[Task prompt] Only the lines from the top of the listing below to the line that has "(tractordetail) at (58,304)" should be echoed, with both ends kept and pictures left out.

>> Begin Source material

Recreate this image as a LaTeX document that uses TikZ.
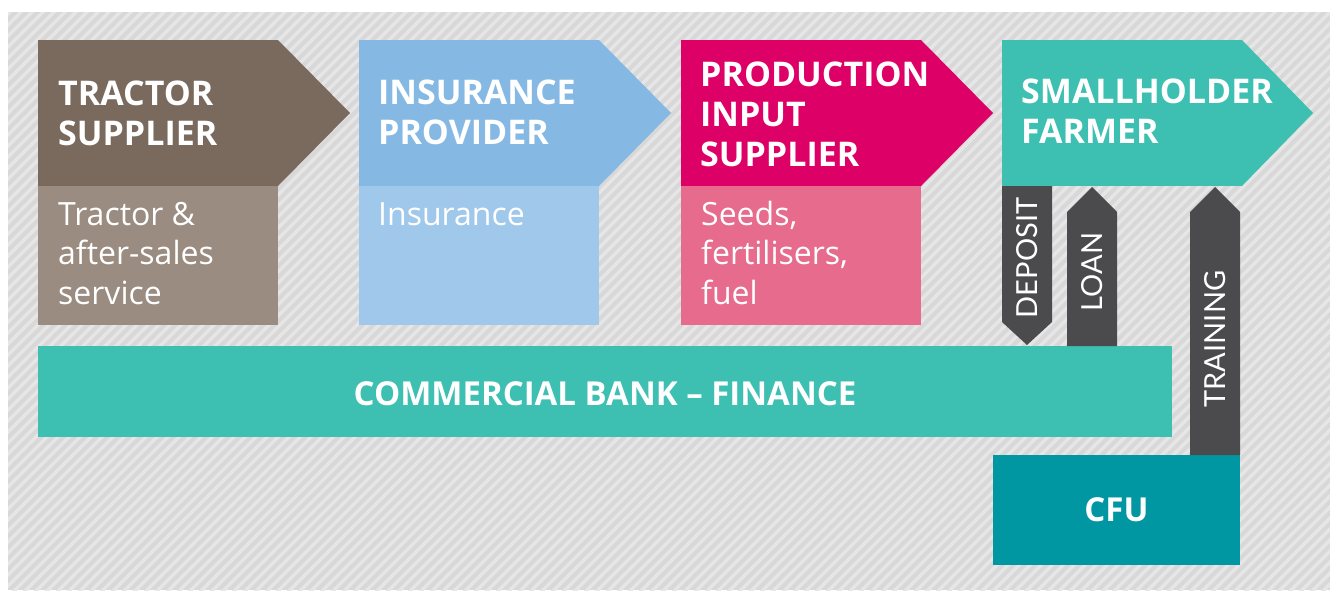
\documentclass[tikz,border=0pt]{standalone}
\usepackage{fontspec}
\setmainfont{Open Sans}
\newfontfamily\flowfont{Lato}
\usetikzlibrary{calc}

\definecolor{bgGrey}{HTML}{D8D8D8}
\definecolor{bgStripe}{HTML}{E6E6E6}
\definecolor{tractorDark}{HTML}{7A6A5E}
\definecolor{tractorLight}{HTML}{9A8C81}
\definecolor{insDark}{HTML}{85B9E3}
\definecolor{insLight}{HTML}{A0C8EA}
\definecolor{prodDark}{HTML}{DC0067}
\definecolor{prodLight}{HTML}{E66B8C}
\definecolor{farmTeal}{HTML}{3DBFB1}
\definecolor{cfuTeal}{HTML}{0097A2}
\definecolor{flowGrey}{HTML}{4B4B4E}

\begin{document}
\begin{tikzpicture}[x=1pt,y=-1pt,
  box/.style={rectangle, inner sep=0pt, outer sep=0pt, draw=none, anchor=north west},
  headbox/.style={box, minimum width=240, minimum height=146},
  subbox/.style={box, minimum width=240, minimum height=139},
  % base anchor of a multi-line node sits on its last line
  title/.style={anchor=base west, inner sep=0pt, text=white, align=left,
    font=\fontsize{34}{40}\selectfont\bfseries},
  detail/.style={anchor=base west, inner sep=0pt, text=white, align=left,
    font=\fontsize{32}{39.5}\selectfont},
  flowtext/.style={text=white, rotate=90, inner sep=0pt,
    font=\flowfont\fontsize{29}{29}\selectfont},
  banktext/.style={text=white, font=\fontsize{33}{33}\selectfont\bfseries},
]
\useasboundingbox (0,0) rectangle (1330,590);

% striped grey backdrop
\begin{scope}
  \clip (8,12) rectangle (1330,590);
  \fill[bgGrey] (8,12) rectangle (1330,590);
  \foreach \i in {0,...,176}
    \draw[bgStripe, line width=3.5] ({-600+\i*11},600) -- ++(620,-620);
\end{scope}

% tractor supplier
\node[headbox, fill=tractorDark] (tractor) at (38,40) {};
\fill[tractorDark] (tractor.north east) -- ($(tractor.east)+(72,0)$) -- (tractor.south east) -- cycle;
\node[subbox, fill=tractorLight] (tractorsub) at (tractor.south west) {};
\node[title] (tractortitle) at (58,145) {TRACTOR\\SUPPLIER};
\node[detail] (tractordetail) at (58,304) {Tractor \&\\after-sales\\service};

% insurance provider
\node[headbox, fill=insDark] (insurance) at (359,40) {};
\fill[insDark] (insurance.north east) -- ($(insurance.east)+(72,0)$) -- (insurance.south east) -- cycle;
\node[subbox, fill=insLight] (insurancesub) at (insurance.south west) {};
\node[title] (insurancetitle) at (378,144) {INSURANCE\\PROVIDER};
\node[detail] (insurancedetail) at (378,225) {Insurance};

% production input supplier
\node[headbox, fill=prodDark] (production) at (681,40) {};
\fill[prodDark] (production.north east) -- ($(production.east)+(72,0)$) -- (production.south east) -- cycle;
\node[subbox, fill=prodLight] (productionsub) at (production.south west) {};
\node[title] (productiontitle) at (700,166) {PRODUCTION\\INPUT\\SUPPLIER};
\node[detail] (productiondetail) at (701,304) {Seeds,\\fertilisers,\\fuel};

% smallholder farmer
\node[headbox, fill=farmTeal] (farmer) at (1002,40) {};
\fill[farmTeal] (farmer.north east) -- ($(farmer.east)+(71,0)$) -- (farmer.south east) -- cycle;
\node[title] (farmertitle) at (1021,143) {SMALLHOLDER\\FARMER};

% commercial bank and CFU
\node[box, fill=farmTeal, minimum width=1134, minimum height=91] (bank) at (38,346) {};
\node[banktext] (banktitle) at ($(bank.center)+(0,2)$) {COMMERCIAL BANK -- FINANCE};
\node[box, fill=cfuTeal, minimum width=247, minimum height=110] (cfu) at (993,455) {};
\node[banktext] (cfutitle) at (cfu.center) {CFU};

% deposit: farmer down to bank
\fill[flowGrey] (farmer.south west) -- ++(50,0) -- ++(0,136) -- ++(-25,23) -- ++(-25,-23) -- cycle;
\node[flowtext] (deposit) at (1027,258) {DEPOSIT};

% loan: bank up to farmer
\fill[flowGrey] ($(bank.north east)+(-105,0)$) -- ++(50,0) -- ++(0,-134) -- ++(-25,-25) -- ++(-25,25) -- cycle;
\node[flowtext] (loan) at (1092,272) {LOAN};

% training: CFU up to farmer
\fill[flowGrey] (cfu.north east) -- ++(-50,0) -- ++(0,-243) -- ++(25,-25) -- ++(25,25) -- cycle;
\node[flowtext] (training) at (1215,339) {TRAINING};

\end{tikzpicture}
\end{document}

>> End Source material

[Task result]
Recreate this image as a LaTeX document that uses TikZ.
\documentclass[tikz,border=0pt]{standalone}
\usepackage{fontspec}
\setmainfont{Open Sans}
\newfontfamily\flowfont{Lato}
\usetikzlibrary{calc}

\definecolor{bgGrey}{HTML}{D8D8D8}
\definecolor{bgStripe}{HTML}{E6E6E6}
\definecolor{tractorDark}{HTML}{7A6A5E}
\definecolor{tractorLight}{HTML}{9A8C81}
\definecolor{insDark}{HTML}{85B9E3}
\definecolor{insLight}{HTML}{A0C8EA}
\definecolor{prodDark}{HTML}{DC0067}
\definecolor{prodLight}{HTML}{E66B8C}
\definecolor{farmTeal}{HTML}{3DBFB1}
\definecolor{cfuTeal}{HTML}{0097A2}
\definecolor{flowGrey}{HTML}{4B4B4E}

\begin{document}
\begin{tikzpicture}[x=1pt,y=-1pt,
  box/.style={rectangle, inner sep=0pt, outer sep=0pt, draw=none, anchor=north west},
  headbox/.style={box, minimum width=240, minimum height=146},
  subbox/.style={box, minimum width=240, minimum height=139},
  % base anchor of a multi-line node sits on its last line
  title/.style={anchor=base west, inner sep=0pt, text=white, align=left,
    font=\fontsize{34}{40}\selectfont\bfseries},
  detail/.style={anchor=base west, inner sep=0pt, text=white, align=left,
    font=\fontsize{32}{39.5}\selectfont},
  flowtext/.style={text=white, rotate=90, inner sep=0pt,
    font=\flowfont\fontsize{29}{29}\selectfont},
  banktext/.style={text=white, font=\fontsize{33}{33}\selectfont\bfseries},
]
\useasboundingbox (0,0) rectangle (1330,590);

% striped grey backdrop
\begin{scope}
  \clip (8,12) rectangle (1330,590);
  \fill[bgGrey] (8,12) rectangle (1330,590);
  \foreach \i in {0,...,176}
    \draw[bgStripe, line width=3.5] ({-600+\i*11},600) -- ++(620,-620);
\end{scope}

% tractor supplier
\node[headbox, fill=tractorDark] (tractor) at (38,40) {};
\fill[tractorDark] (tractor.north east) -- ($(tractor.east)+(72,0)$) -- (tractor.south east) -- cycle;
\node[subbox, fill=tractorLight] (tractorsub) at (tractor.south west) {};
\node[title] (tractortitle) at (58,145) {TRACTOR\\SUPPLIER};
\node[detail] (tractordetail) at (58,304) {Tractor \&\\after-sales\\service};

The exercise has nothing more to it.